Eran las nueve de la noche más o menos. La luna llena dejaba ver todo claramente con su luz plateada. Una muchacha salió del hospital Roosevelt para dirigirse a la tienda “La Bendición” ubicada en mercado del Guarda. Rufino esperaba el momento, camuflado detrás de un árbol. Cuando estuvo lo suficientemente cerca, se abalanzó sobre ella. La muchacha apenas alcanzó a emitir un débil chillido como ratón acorralado.
Pero antes de que pudiera ponerle una mano encima, sin saber cómo o de dónde había aparecido, un gallardo hombre se interpuso entre él y su objetivo; éste llevaba el uniforme de la escuela politécnica con los pantalones rojos, la guerrera azul con los botones dorados y el bonete.

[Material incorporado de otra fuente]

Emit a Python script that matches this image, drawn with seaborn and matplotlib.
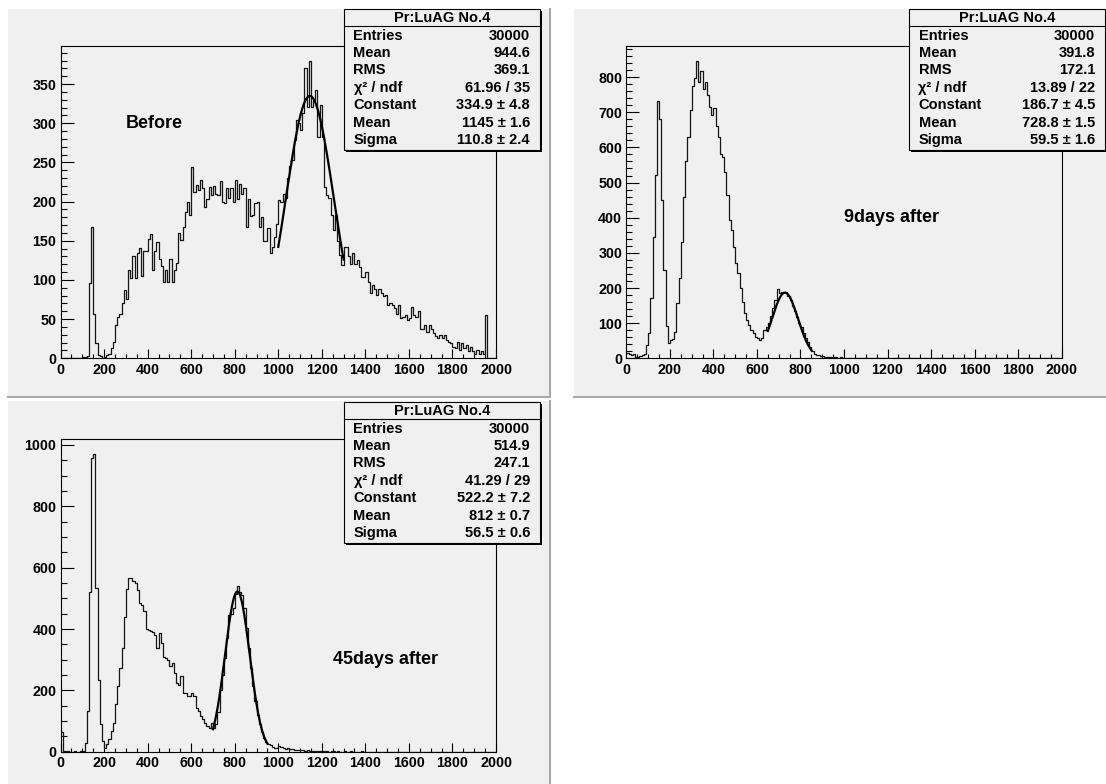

—¿Está bien, señorita? —preguntó el caballero cadete, hablándole a la chica a sus espaldas — Váyase, no se preocupe, yo me encargo.
Y sin que Rufino pudiera protestar o hacer algo, su víctima se había ido.
—¿Y vos quién sos? ¿Te crees muy valiente? Ahorita vas a ver.
En el acto, Rufino sacó el machete con agilidad insospechada. Y como en un movimiento igualado con la misma fidelidad del reflejo en un espejo, el caballero cadete desenfundó su espada.
A pesar de su corta estatura, Rufino sabía manejar bien el enorme machete. Su lomo refulgió con la luz pálida de la luna al momento de dar el primer golpe. El caballero cadete apenas hizo un leve movimiento para esquivarlo.
Intentó una, dos, tres veces más y el cadete se libraba con suma facilidad. La impotencia, el cansancio y el miedo se fueron apoderando de Rufino. Pues a pesar del resplandor claro de luna, no atinaba a ver las facciones del hombre con el cual peleaba.
Por momentos creía verlo desplazarse como un papel movido por el viento, como si no moviera ni un solo músculo de su cuerpo, aunque esto no podría haberlo asegurado en el fragor de la batalla.
—Ojalá y Dios se apiade de su alma —fueron las últimas palabras del caballero cadete antes de dar el mandoble fatal en el pecho del ahora aterrorizado Rufino.
Se palpó la herida. Se vio las manos manchadas de un líquido obscuro y tuvo la certeza de su inminente muerte. Como pudo, corrió hacia una ruta ya conocida: el bar “La Tona”. Al llegar al puente del Trébol, las piernas le fallaron y cayó de rodillas.
—Hijo, ¿qué te pasó? —inquirió una voz frente a él.
Levantó la cabeza y vio a un sacerdote quien, inclinándose, trataba de ayudarlo.
—Padre, ¡ayúdeme! —gimió con lágrimas en los ojos, mientras le contaba a grandes rasgos lo sucedido omitiendo, claro está, la parte en donde él se disponía a asaltar.
—Levantate, vení, yo te ayudo.
—No puedo, padre, estoy herido.
El cura arrugó el rostro, extrañado.
—Ya me habían contado algo sobre el caballero cadete. Cuando el edificio del hospital Roosevelt estaba en construcción todavía, hubo un enfrentamiento entre los mercenarios de castillo armas y los caballeros cadetes de la politécnica en donde murieron algunos valerosos niños, entre ellos el abanderado Jorge Luis Araneda Castillo. Desde entonces se aparece en las inmediaciones del Roosevelt para socorrer a las personas en peligro. Ese edificio se inauguró con sangre. Y vos no sos una blanca palomita tampoco. Me han contado algo cuando voy a predicar a esos lugares de mala muerte donde te he visto.